The coastal regions are no less exciting. In areas like Gumbet and Marmaris, private boat tours can be hired which allow you to gaze at the wondrous landscapes and plunge off the deck into the crystal clear seas. There are also a number of excellent opportunities to scuba dive or enjoy peace and quiet on beautiful beaches like Kabak Bay and Iztuzu Beach.

Places to eat

Turkish cuisine is rife with influences from European, Middle Eastern, Mediterranean and Asian cultures. Throughout the country, you can find an abundance of tempting meze cafes, restaurants, street vendors and food markets selling local delicacies.

Traditional foods you can sample here include köfte - balls of beef or lamb, and Kuzu Tandir, which is a slow roasted lamb dish. Desserts like baklava and lokum, also known as Turkish delight, are treats you will never tire of.

Ever visited a spice bazaar? Now is your chance. Istanbul is home to the largest spice bazaar in the country. It is visually stunning and brimming with a range of food and ingredients like lokum, spices, dried fruits and oils. YeŞilköy is another enjoyable market and suits those looking for a quieter experience. Apart from a range of fresh produce there is also a variety of luxury goods on offer.

Those missing home comforts will be pleased to know that Turkey caters to international tastes, and Pizzeria Pera in Istanbul is a popular choice for pizza lovers. Turkey also has its own version of pizza called pide which be bought from food stalls up and down the country.


Markets not only offer food in Turkey but also a wealth of affordable and desirable goods. ÇarŞamba is a weekly market especially popular with locals. Shoppers will find an array of items, from gadgets to clothes, all at extremely attractive prices. Sahaflar, located in Beyazit, will appeal to any book enthusiasts. Meanwhile, Bakirköy draws in a mixture of locals and tourists for fantastic deals on a number of items like jewellery, homeware and clothes. The Saturday market also offers freshly prepared Gözleme - a type of flatbread with toppings like cheese and herbs.

For those looking for modern luxury in the form of international shopping malls, popular and attractive destinations include the Mall of Istanbul, Istinye Park and Zorlu Center.

Getting around

Turkey's travel infrastructure is not only reliable but convenient.

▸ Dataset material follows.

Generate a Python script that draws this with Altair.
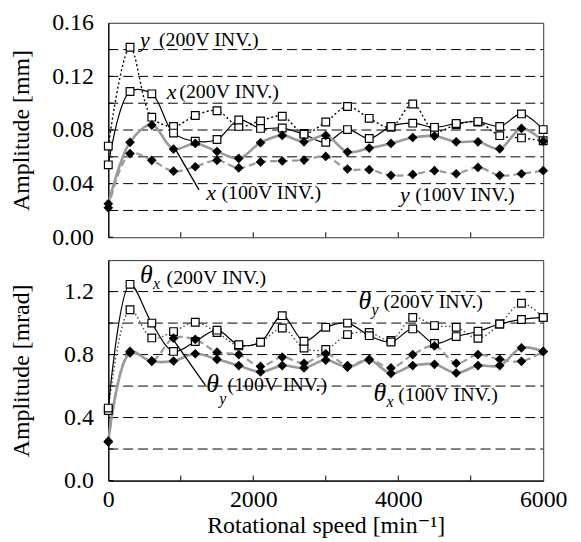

With most of the major cities having good transport systems in place, visitors and locals have the option to travel by train, bus, and air. In Istanbul, there is the choice between tram, Metro, city buses, Marmaray rail, and even ferryboats. The Marmaray suburban train is particularly useful when going from the European side of Istanbul to the Asian. However, throughout Turkey, the bus is the preferred method of transportation.

When driving in Turkey it should be noted that they drive on the right - and it is worth learning local road etiquette. Whilst a car is useful for exploring smaller regions, it is still often cheaper to use buses, trains or even airplanes via one of the local airports when going longer distances.

Trains are typically cheaper than the airlines and there is a greater level of comfort. There are also international trains leading to various locations across Europe. Turkey also has several international airports connecting visitors and locals to other parts of Europe and further afield. Istanbul's international airports are Atatürk International Airport and Sabiha Gökçen Airport.